Encryption has been effective in securing data while it’s in transit to the cloud or resting in cloud storage, but actually computing on sensitive cloud-based data has proven challenging — simply building firewalls around the cloud has not kept hackers out. Popa’s work overcomes this hurdle by providing organizations a way to share and compute on their sensitive data without ever decrypting it.

“Essentially it’s sharing without showing,” Popa says. Secure collaborative learning has been around for three decades, she adds, but it’s been too slow for practical applications. “My work makes it practical. For example, in our paper on Helen [Popa’s encrypted machine-learning training system], we made training 1,000 times faster than existing technology. So instead of training a model in three months, it takes us under three hours.”
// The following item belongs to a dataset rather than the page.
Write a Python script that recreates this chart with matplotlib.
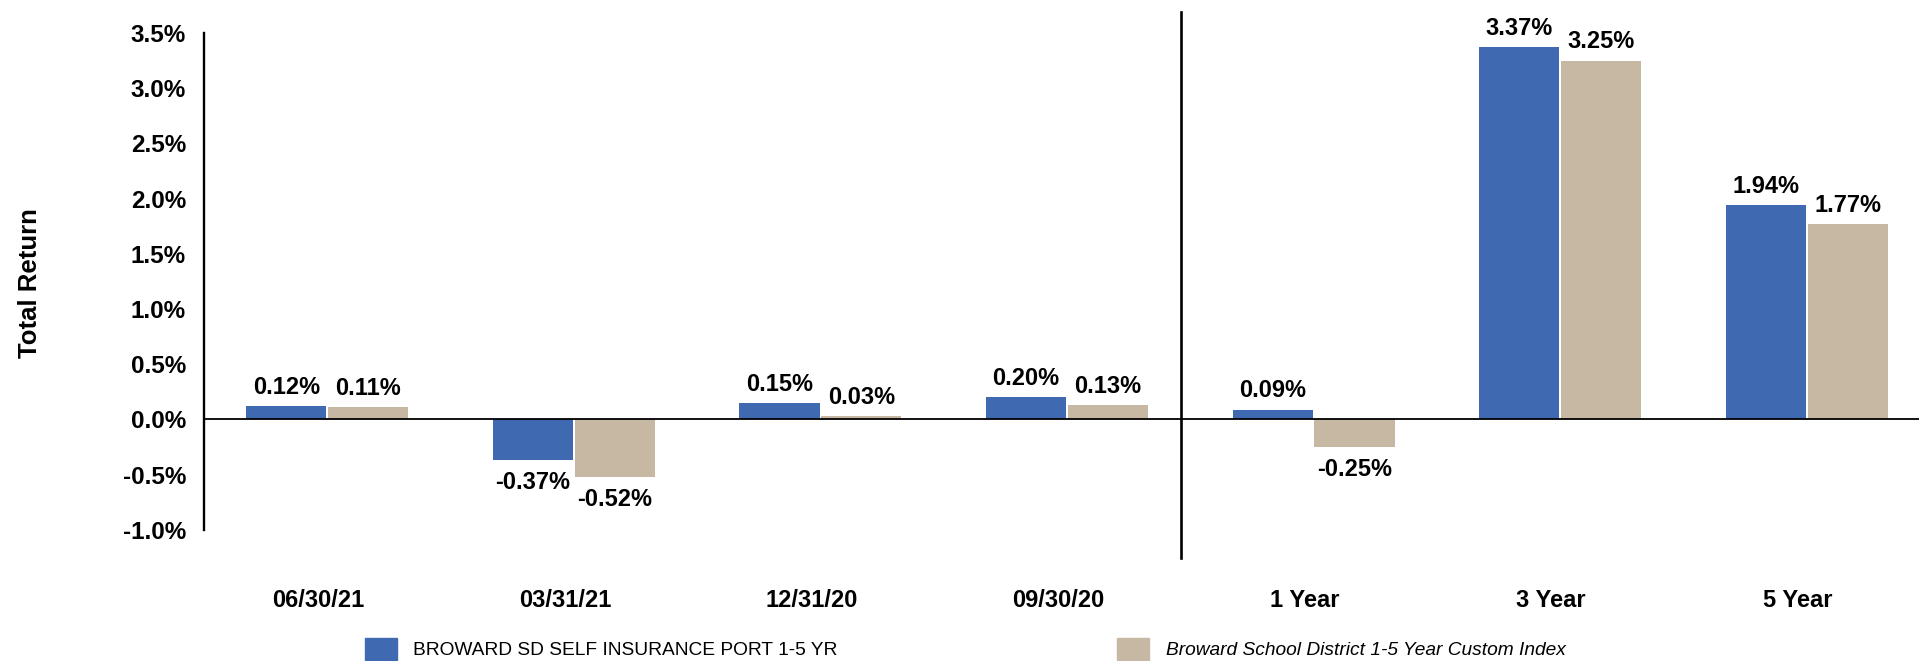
import matplotlib.pyplot as plt
import numpy as np
from matplotlib.patches import Patch
from matplotlib.transforms import ScaledTranslation

plt.rcParams['font.family'] = ['Liberation Sans', 'DejaVu Sans']

categories = ['06/30/21', '03/31/21', '12/31/20', '09/30/20',
              '1 Year', '3 Year', '5 Year']
portfolio = [0.12, -0.37, 0.15, 0.20, 0.09, 3.37, 1.94]
benchmark = [0.11, -0.52, 0.03, 0.13, -0.25, 3.25, 1.77]
yticks = [-1.0, -0.5, 0.0, 0.5, 1.0, 1.5, 2.0, 2.5, 3.0, 3.5]
label_port = 'BROWARD SD SELF INSURANCE PORT 1-5 YR'
label_bench = 'Broward School District 1-5 Year Custom Index'

c_blue = '#3F6AB1'
c_tan = '#C7B8A3'

W, H = 1919, 661
fig = plt.figure(figsize=(W / 100, H / 100), dpi=100)
# axes box in pixels: left 204, right 1930, top 12, bottom 557.5
ax = fig.add_axes([204 / W, 1 - 557.5 / H, (1930 - 204) / W,
                   (557.5 - 12.1) / H])

x = np.arange(len(categories))
bw = 0.325
off = 0.166
b1 = ax.bar(x - off, portfolio, bw, color=c_blue, zorder=2)
b2 = ax.bar(x + off, benchmark, bw, color=c_tan, zorder=2)

# value labels
for bars, vals in ((b1, portfolio), (b2, benchmark)):
    for rect, v in zip(bars, vals):
        cx = rect.get_x() + rect.get_width() / 2
        if v >= 0:
            ax.annotate('%.2f%%' % v, (cx, v), xytext=(0, 5.3),
                        textcoords='offset points', ha='center',
                        va='bottom', fontsize=17, fontweight='bold')
        else:
            ax.annotate('%.2f%%' % v, (cx, v), xytext=(0, -7.7),
                        textcoords='offset points', ha='center',
                        va='top', fontsize=17, fontweight='bold')

ax.set_xlim(-0.5, 6.5)
ax.set_ylim(-1.25, 3.69)

ax.axhline(0, color='black', lw=1.3, zorder=3)
# divider between quarterly and annualised periods
ax.plot([3.462, 3.462], [-1.25, 3.69], color='black', lw=1.9,
        clip_on=False, zorder=3)

for s in ['top', 'right', 'bottom']:
    ax.spines[s].set_visible(False)
ax.spines['left'].set_linewidth(1.7)
ax.spines['left'].set_bounds(-1.0, 3.5)

ax.set_yticks(yticks)
ax.set_yticklabels(['%.1f%%' % t for t in yticks])
ax.set_xticks(x)
ax.set_xticklabels(categories)
ax.tick_params(axis='y', length=0, pad=13, labelsize=17.5)
ax.tick_params(axis='x', length=0, pad=23, labelsize=17)
shift = ScaledTranslation(-9 / 100, 0, fig.dpi_scale_trans)
for t in ax.get_xticklabels():
    t.set_transform(t.get_transform() + shift)
for t in ax.get_yticklabels() + ax.get_xticklabels():
    t.set_fontweight('bold')

ax.set_ylabel('Total Return', fontsize=18.5, fontweight='bold')
ax.yaxis.set_label_coords(42 / W, 1 - 283 / H, transform=fig.transFigure)

fs_leg = 13.8
px = fs_leg * 100 / 72
leg1 = fig.legend(handles=[Patch(color=c_blue)], labels=[label_port],
                  loc='center left', bbox_to_anchor=(365 / W, 1 - 649 / H),
                  frameon=False, borderpad=0, borderaxespad=0,
                  handlelength=32 / px, handleheight=26 / px,
                  handletextpad=16 / px, fontsize=fs_leg)
leg2 = fig.legend(handles=[Patch(color=c_tan)], labels=[label_bench],
                  loc='center left', bbox_to_anchor=(1117 / W, 1 - 649 / H),
                  frameon=False, borderpad=0, borderaxespad=0,
                  handlelength=32 / px, handleheight=26 / px,
                  handletextpad=17 / px, fontsize=fs_leg)
leg2.get_texts()[0].set_style('italic')

fig.savefig('out.png', dpi=100)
Popa’s technology is already helping organizations learn from shared data. An anti-money laundering pilot project with Canadian banks is just one of several trials that have proven the technology’s potential and moved it a step closer to adoption. Secure auditing is another use case she’s studying. Regulators can audit specific, agreed-upon activities at a country’s nuclear power plants, for example, without violating private activities outside the scope of international agreements.

Collaborating securely

To begin a collaboration, organizations agree to run an algorithm on their collective data based on a specific shared goal. For example, to detect potential money laundering, banks may look for a single individual making deposits at different geographic locations at the same time. They agree on the data categories they need to include, such as customer IDs, deposit amounts and locations. They encrypt their data with Popa’s systems, and then what she calls “the magic” happens: The banks run the algorithm on their joint data without ever decrypting it.

Finally, only the output is decrypted — in this case, suspicious accounts. “This is very powerful because banks don’t have to share all their customer data with each other. They only share the results of their search,” Popa says.

Decryption in her software works like nuclear launch codes, adding another layer of security against inadvertent leaks and human frailties. Employing blockchain’s decentralized authorization process, each collaborator only has one piece of the key. To decrypt a computation result, all the parts must come together, a system that guards against even multiple points of corruption or error in the process.

Popa’s company, PreVeil, makes this Berkeley-developed technology available for email and file sharing — applications that perform like Gmail and Dropbox. She has customers in security-critical fields like aerospace, defense and biotechnology.

But Popa’s ambitions go beyond what her research and company can do alone. She is working on MC2, an open-source version of her lab’s secure collaborative learning platform that is accessible to non-technical users. Potential applications appear to be vast.

“People come to us from financial institutions, big internet companies, nuclear physics, the government, medical institutions.… We don’t have the bandwidth to deploy our technology for every one of them, so we are creating a platform that anyone can use,” she says. “You don’t have to know cryptography or fancy engineering.”

While Popa’s lab works on about three use cases at a time, her students track the many inquiries they receive and integrate those questions into the open-source project. “Our goal is to bring secure collaborative learning to the masses — to the non-experts, to everyone,” she says. “That’s the vision we’re working toward.”